Introduction and data import

The raw reads, in fastq files, have been aligned using HISAT2. The alignment process produces a set of BAM files, where each file contains the read alignments for each library. The BAM files containing the aligned reads can be found in the data directory under the CourseMaterials

Counting

Once our reads have been aligned against the genome, we need to summarise the information across genes or exons. In the BAM file, there is a chromosomal location for every read that mapped uniquely. We can determine if the region each read is aligned to corresponds to a particular gene or exon and then summarise across the entire BAM file to get total read counts for each gene or exon.

We will use featureCounts (Liao, Smyth, and Shi 2014) programme from the subRead package to do the counting. In addition to the BAM files, we also need to provide featureCounts with an annotation file. Usually this will be a GTF/GFF file corresponding to the genome assembly used (a description of the GTF format can be found at UCSC website). featureCounts can also use a simpler annotation format called SAF, this is particularly useful for defining custom/novel features that you wish to count against.

GTF/GFF files define genomic regions covered by different types of genomic features, e.g. genes, transcripts, exons, or UTRs. The necessary GTF is already in the directory Course_Materials/data. Instruction on where and how to download the GTF can be found in the Supplementary Materials.

When using a GTF/GFF file we need to tell featureCounts what feature type to use to count reads, and what attribute type to summarise the results at. For RNAseq we most commonly wish to count reads aligning to exons, and then to summarise at the gene level.

Lets have a quick look at the top of a GTF file so we can see what data it contains and what feature type and attribute type mean:

cd ~/CourseMaterials/
  
head references/Mus_musculus.GRCm38.97.gtf

The code below uses featureCounts to count reads in a BAM file against a GTF for the mouse GRCm38 genome assembly.

  mkdir counts

  featureCounts \
      -t exon \
      -g gene_id \
      --primary \
      -a references/Mus_musculus.GRCm38.97.gtf \
      -o counts/MCL1.DL.featureCounts \
      bam/MCL1.DL.sorted.bam

featureCounts has many additional options that can be used to alter the ways in which it does the counting.

featureCounts --help

Running featureCounts generates two output files. A summary statistics table (MCL1.DG.featureCounts.summary) and a full table of counts (MCL1.DG.featureCounts) for each feature (gene in this case). Let take a look at each file.
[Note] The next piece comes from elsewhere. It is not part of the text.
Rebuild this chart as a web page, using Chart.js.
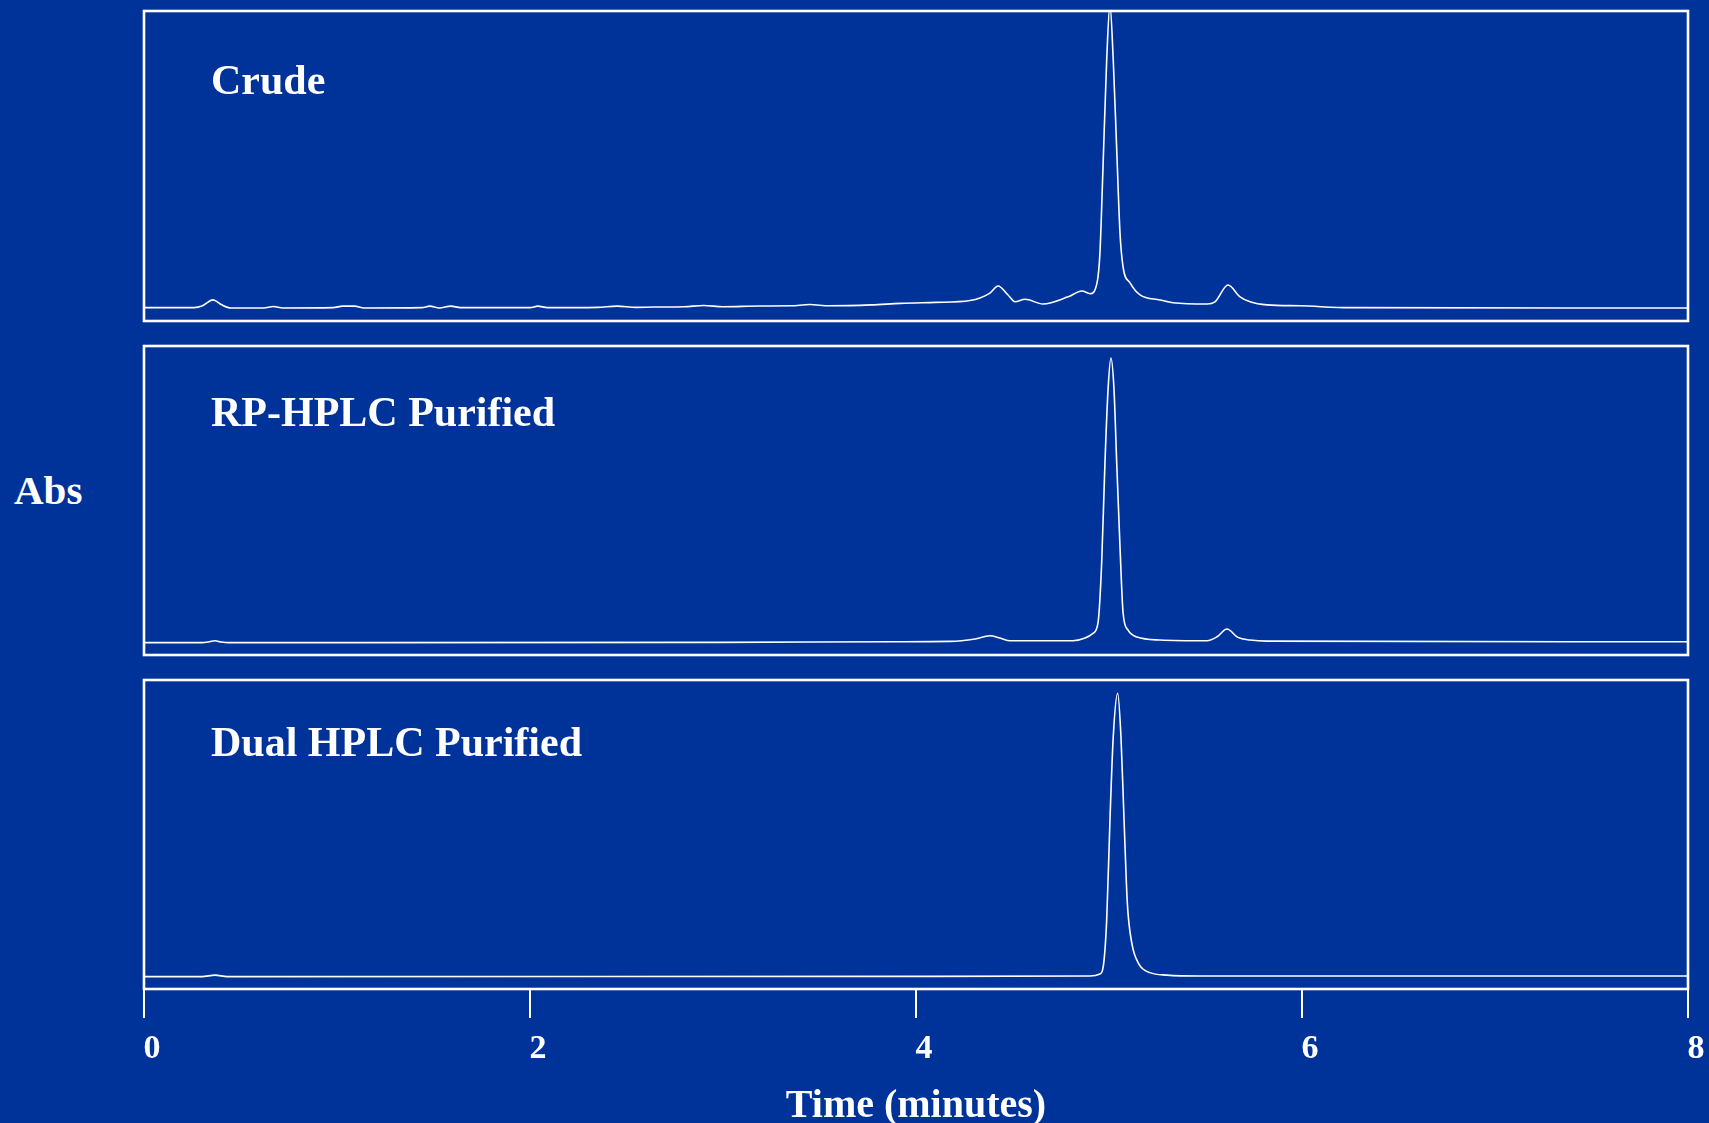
<!DOCTYPE html>
<html>
<head>
<meta charset="utf-8">
<script src="https://cdn.jsdelivr.net/npm/chart.js@4.4.1/dist/chart.umd.min.js"></script>
<style>
  html, body { margin: 0; padding: 0; background: #003399; }
  body { width: 1709px; height: 1123px; position: relative; overflow: hidden; }
  .panel { position: absolute; left: 134px; width: 1575px; }
  .panel canvas { display: block; }
  #absLabel {
    position: absolute; left: 14px; top: 470px;
    font: bold 41px "Liberation Serif", "Times New Roman", serif;
    line-height: 41px; color: #ffffff; white-space: nowrap;
  }
</style>
</head>
<body>
<div id="absLabel">Abs</div>
<div class="panel" style="top:1px;height:330px"><canvas id="c1" width="1575" height="330"></canvas></div>
<div class="panel" style="top:336px;height:329px"><canvas id="c2" width="1575" height="329"></canvas></div>
<div class="panel" style="top:670px;height:453px"><canvas id="c3" width="1575" height="453"></canvas></div>
<script>
// Chromatogram traces: retention time (min) and absorbance (% of panel full scale)
const crudeTime = [0, 0.26, 0.30, 0.358, 0.40, 0.45, 0.62, 0.67, 0.72, 0.98, 1.03, 1.09, 1.14, 1.44, 1.48, 1.53, 1.59, 1.64,
  2.0, 2.04, 2.09, 2.35, 2.45, 2.55, 2.64, 2.80, 2.90, 3.00, 3.19, 3.35, 3.45, 3.55, 3.77, 3.92, 4.10, 4.28,
  4.383, 4.425, 4.477, 4.513, 4.565, 4.658, 4.788, 4.860, 4.902,
  4.938, 4.953, 4.969, 4.988, 5.005, 5.022, 5.040, 5.057, 5.073, 5.109, 5.161, 5.264, 5.332, 5.508, 5.549, 5.617,
  5.679, 5.731, 5.819, 5.990, 6.249, 8.0];
const crudeAbs = [4.3, 4.3, 4.8, 6.8, 5.3, 4.2, 4.2, 4.7, 4.2, 4.3, 4.8, 4.8, 4.2, 4.3, 4.8, 4.2, 4.8, 4.3,
  4.3, 4.8, 4.3, 4.4, 4.8, 4.4, 4.5, 4.6, 5.0, 4.6, 4.85, 4.9, 5.3, 4.9, 5.2, 5.7, 6.0, 6.6,
  9.0, 11.3, 8.4, 6.2, 7.0, 5.5, 7.8, 9.7, 8.8,
  12.3, 21.9, 49.7, 84.2, 102, 84.2, 55.2, 28.4, 17.4, 12.3, 8.4, 6.8, 5.9, 5.5, 6.2, 11.6,
  7.8, 6.2, 5.2, 4.9, 4.3, 4.2];

const rpTime = [0, 0.30, 0.34, 0.368, 0.40, 0.44, 3.0, 3.9, 4.176, 4.306, 4.383, 4.435, 4.487, 4.813, 4.876, 4.917,
  4.943, 4.962, 4.979, 4.995, 5.010, 5.026, 5.040, 5.057, 5.073, 5.098, 5.145, 5.264, 5.508, 5.560, 5.611, 5.668,
  5.731, 5.819, 8.0];
const rpAbs = [4.0, 4.0, 4.3, 4.6, 4.2, 4.0, 4.1, 4.3, 4.4, 5.2, 6.25, 5.5, 4.6, 4.6, 5.5, 7.0,
  10.4, 29.8, 62.1, 85.8, 96.1, 85.8, 62.1, 35.0, 13.6, 8.1, 5.8, 4.85, 4.6, 5.9, 8.4, 5.7,
  4.85, 4.5, 4.3];

const dualTime = [0, 0.30, 0.368, 0.43, 4.0, 4.902, 4.953, 4.969, 4.988, 5.005, 5.022, 5.045, 5.062, 5.078, 5.095,
  5.118, 5.152, 5.212, 5.299, 5.47, 8.0];
const dualAbs = [4.0, 4.0, 4.5, 4.0, 4.1, 4.2, 4.85, 6.8, 22.3, 54.7, 81.6, 95.7, 81.6, 54.7, 27.8,
  14.9, 8.4, 5.3, 4.5, 4.2, 4.2];

const timeTicks = [0, 2, 4, 6, 8];
const panelLabels = ['Crude', 'RP-HPLC Purified', 'Dual HPLC Purified'];
const axisTitle = 'Time (minutes)';

const WHITE = '#ffffff';
const SERIF = '"Liberation Serif", "Times New Roman", serif';

// Frame around each plot area plus the sample name in its upper-left corner
const panelDecor = {
  id: 'panelDecor',
  afterDraw(chart, args, opts) {
    const { ctx, chartArea: a } = chart;
    ctx.save();
    ctx.strokeStyle = WHITE;
    ctx.lineWidth = 2.6;
    ctx.strokeRect(a.left, a.top, a.right - a.left, a.bottom - a.top);
    ctx.fillStyle = WHITE;
    ctx.font = 'bold 42px ' + SERIF;
    ctx.textBaseline = 'alphabetic';
    ctx.textAlign = 'left';
    ctx.fillText(opts.label, a.left + opts.dx, a.top + opts.dy);
    ctx.restore();
  }
};

function toPoints(ts, vs) {
  return ts.map((t, i) => ({ x: t, y: vs[i] }));
}

function makePanel(id, times, values, label, dy, showAxis) {
  const xScale = {
    type: 'linear', min: 0, max: 8,
    display: showAxis,
    afterBuildTicks: s => { s.ticks = timeTicks.map(v => ({ value: v })); }
  };
  if (showAxis) {
    Object.assign(xScale, {
      border: { display: false },
      grid: { display: true, drawOnChartArea: false, drawTicks: true, tickLength: 29, color: WHITE, lineWidth: 2 },
      ticks: { color: WHITE, font: { family: SERIF, size: 34, weight: 'bold' }, padding: 11, labelOffset: 8, maxRotation: 0 },
      title: { display: true, text: axisTitle, color: WHITE, font: { family: SERIF, size: 40, weight: 'bold', lineHeight: 0.8 }, padding: 0 },
      afterFit: s => { s.height = 134; s.paddingLeft = 0; s.paddingRight = 0; }
    });
  }
  return new Chart(document.getElementById(id), {
    type: 'line',
    data: {
      datasets: [{
        data: toPoints(times, values),
        borderColor: WHITE,
        borderWidth: 1.6,
        pointRadius: 0,
        cubicInterpolationMode: 'monotone',
        fill: false
      }]
    },
    options: {
      responsive: false,
      animation: false,
      layout: { padding: { top: 10, left: 10, right: 21, bottom: showAxis ? 0 : 10 } },
      scales: {
        x: xScale,
        y: { min: 0, max: 100, display: false }
      },
      plugins: {
        legend: { display: false },
        tooltip: { enabled: false },
        panelDecor: { label: label, dx: 67, dy: dy }
      }
    },
    plugins: [panelDecor]
  });
}

makePanel('c1', crudeTime, crudeAbs, panelLabels[0], 83, false);
makePanel('c2', rpTime, rpAbs, panelLabels[1], 80, false);
makePanel('c3', dualTime, dualAbs, panelLabels[2], 76, true);
</script>
</body>
</html>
cat counts/MCL1.DL.featureCounts.summary

The summary table reports the numbers of unassigned reads and the reasons why they are not assigned (eg. ambiguity, multi-mapping, secondary alignment, mapping quality, fragment length, chimera, read duplicate, non-junction and so on), in addition to the number of successfully assigned reads for each library. See subread documentation (‘Program output’ section).

head counts/MCL1.DL.featureCounts

The full results table begins with a line containing the command used to generate the counts. It then has a table of 7 columns:

  1. The gene identifier; this will vary depending on the GTF file used, in our case this is an Ensembl gene id
  2. Chromosome
  3. Start position for each exon in the gene
  4. End position for each exon in the gene
  5. Transcription strand for each exon in the gene
  6. The total length of the gene in nucleotides
  7. The number of reads assigned to the gene.

Note that featureCounts outputs a row for every gene in the GTF, even the ones with no reads assigned, and the row order is determined by the order in the GTF. This means that if featureCounts is used on mutliple samples with same GTF file, the separate files can be combined easily as the rows always refer to the same gene.

In fact we can have featureCounts do this for us by running all of our libraries together in one command. To save time for this we will use versions of our BAM files that only include alignments to chromosome 15. You can find these in small_bams directory. There is also a chromosome 15 only gtf in the reference directory.

  featureCounts \
      -t exon \
      -g gene_id \
      --primary \
      -a references/Mus_musculus.GRCm38.97.chr15.gtf  \
      -o counts/GSE60450_Lactation.chr15.featureCounts \
      small_bams/MCL*.bam

This gives us a combined counts table as an output with the first 6 columns as before but now the folowing columns contain the counts for all of the samples.

head counts/GSE60450_Lactation.chr15.featureCounts

Exercise 1

  1. Redo the counting for your sorted bam over the exons, rather than the genes. Use featureCounts --help to find the option you need to use. Make sure featureCounts outputs the results to a new file.
  2. Redo the counting over genes, allowing for multimapping reads. Compare the results to our intial counts.

Liao, Yang, Gordon K Smyth, and Wei Shi. 2014. “featureCounts: an efficient general purpose program for assigning sequence reads to genomic features.” Bioinformatics (Oxford, England) 30 (7): 923–30. doi:10.1093/bioinformatics/btt656.